What I have learnt from my brother.

“Which of you is older and which is younger?”

We get asked that ALL THE TIME!

Too end the suspense, for those of you who don’t know.  

I’m the younger one.  

Okay, I’m not.  It’s Ali.  He’s the younger one.  Well only in age.  In several other ways, he’s much older and wiser.  I say that because I’m constantly learning from him and growing.

There’s tonnes that I’ve learnt from him.  Here are the top few skills that I’d like to share.

How to Read:
We all read. But we don’t read the way Ali does.

You see, Ali buys a LOT of books.  We share a Kindle account.  And every other week or so I see a couple of books pop into my Kindle.

For eg, Some of his recent titles are:

How does he consume so much?  He has a secret.  And the secret is this. 

He reads with Purpose.

He buys the book with a clear objective.  There is something that he needs to know that is trapped in this bits and pixels of the ebook.

Something to gain, to learn.  It’s often key to a project that he’s working on.  

When he’s got that, he’s done with the book.  Even if he’s not finished reading everything.  Well, as far as he’s concerned he has finished reading everything.  Everything concerning his purpose.  As a result, he reads more, reads faster, learns a great deal and remembers longer what he reads as well.

I’m different.  I respect the author’s train of thought.  I like to be surprised.  I start a book at the cover and go page by page.  Chapter by chapter.  To jump between the book would be sacrilege!  

Not to Ali.  He’s clear and methodical.  

He’s even written down the steps How he goes about reading a book.  And it works.

Next time you read a book, try the approach that Ali has outlined here.  Broadly his steps are:

  • Get clear on the purpose
  • Get an overview of the material you are about to consume
  • Do a deep dive on what is aligned with your purpose.

Please share with us how you fare.

How to Draw:
The benefits of drawing are immense:

  • Before you can sketch, you need to see well. Hence, Sketching increases your observational skills multifold.
  • To draw something well, you’ve got to know how it works.  Sketching helps you hone your sense of curiosity and begin to learn the world around you deeply and meaningfully.
  • Drawing is so deeply meditative. Feeling stressed and anxious. Spend 15 minutes sketching and drawing what’s around you and feel that tension release in your temples and shoulders.
  • A picture is worth a thousand words. You won’t be left searching for words.

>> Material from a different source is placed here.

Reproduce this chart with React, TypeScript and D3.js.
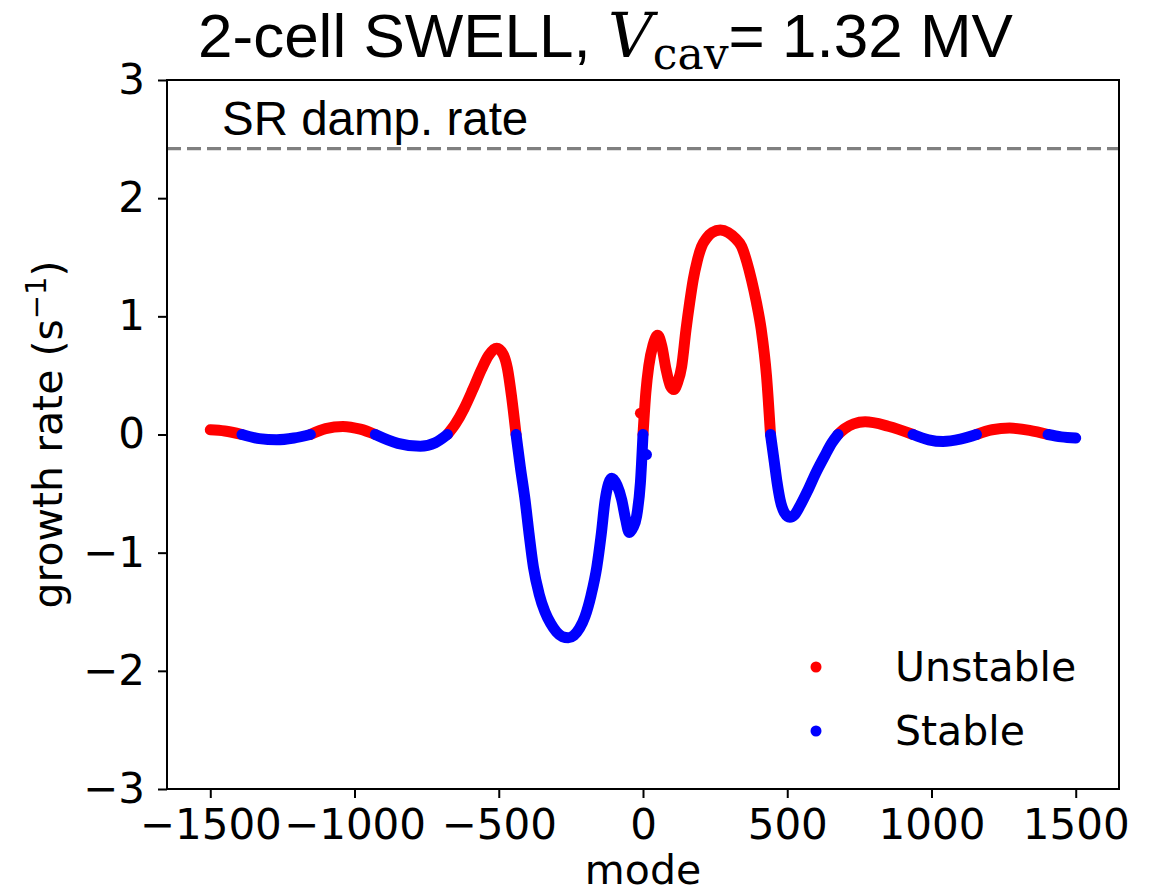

You’ll be able to You develop an additional skill to describe something to someone
  • Best of all, stuck somewhere where you have to be but don’t want to be (Boring meetings, at an airport, waiting for your flights). Just open the notebook in front of you and doodle away. In fact, just Sketch Note the meeting.

Ali picked up drawing because Leonardo da Vinci drew.  He figured if Leonardo drew he should too.  He started by watching and copying YouTube videos. This was one of the earliest videos he watched to learn to draw. Eventually, he got down to drawing comics and even publishing them!

If you’d like to begin, this is the book that I recommend you start with:

Focus:
Ali’s a minimalist.  Sure in the material sense, but his minimalism goes beyond that.  He’s a minimalist in everything.  

For eg. I’ve seen Ali refuse a screen guard for his iPad because it would add unrequired weight.

Now what’s truly impressive is that, he brings this minimalism to whatever task or project he takes on in life.  He is constantly asking himself,
”How can I make my Project list shorter?  What should I focus on?”

It’s a Masterful trait.  

Especially today when we’re flooded with a Tsunami of options on how to spend our time.  At any moment you can choose to be entertained, or choose to work, or just be distracted with whatever is in front of you.  So what do you do?

He knows what to do.  He’s focusses on the 20% that would give the 80% return.  

How does he do it.  He just keeps asking himself…

“How can I do less…

“What can I remove from my list..

… yet have the same results?”

It’s simple. Yet immensely difficult.

“People think focus means saying yes to the thing you’ve got to focus on. But that’s not what it means at all. It means saying no to the hundred other good ideas that there are. You have to pick carefully. I’m actually as proud of the things we haven’t done as the things I have done. Innovation is saying ‘no’ to 1,000 things.”

Steve Jobs

Ali is a finisher:
Using all the above three skills of Reading, Drawing, Focus, Ali is constantly Creating.  He’s always crafting something.

Either a Sufi Comic or a Blog Post, Youtube Videos or refining his Marketing strategy, campaigns.  For Ali, you’re alive only if you’re creating.

But that’s not all.  The best bit is, Ali is a finisher.  

Do you have stuff that you’ve started but never got round completing?  

I do.  Loads of them. Perhaps Ali does too. 

But he’s a finisher as well.  He sets a deadline and then keeps cracking till it’s done.  Could it be done better?  Sure.  But his philosophy is that an idea executed is better than a thousand ideas on the drawing board.

“Real Artists, ship.”

Steve Jobs

Ps. I’ve learnt Holacracy from Ali too.  But that’s a story for another Blog Post.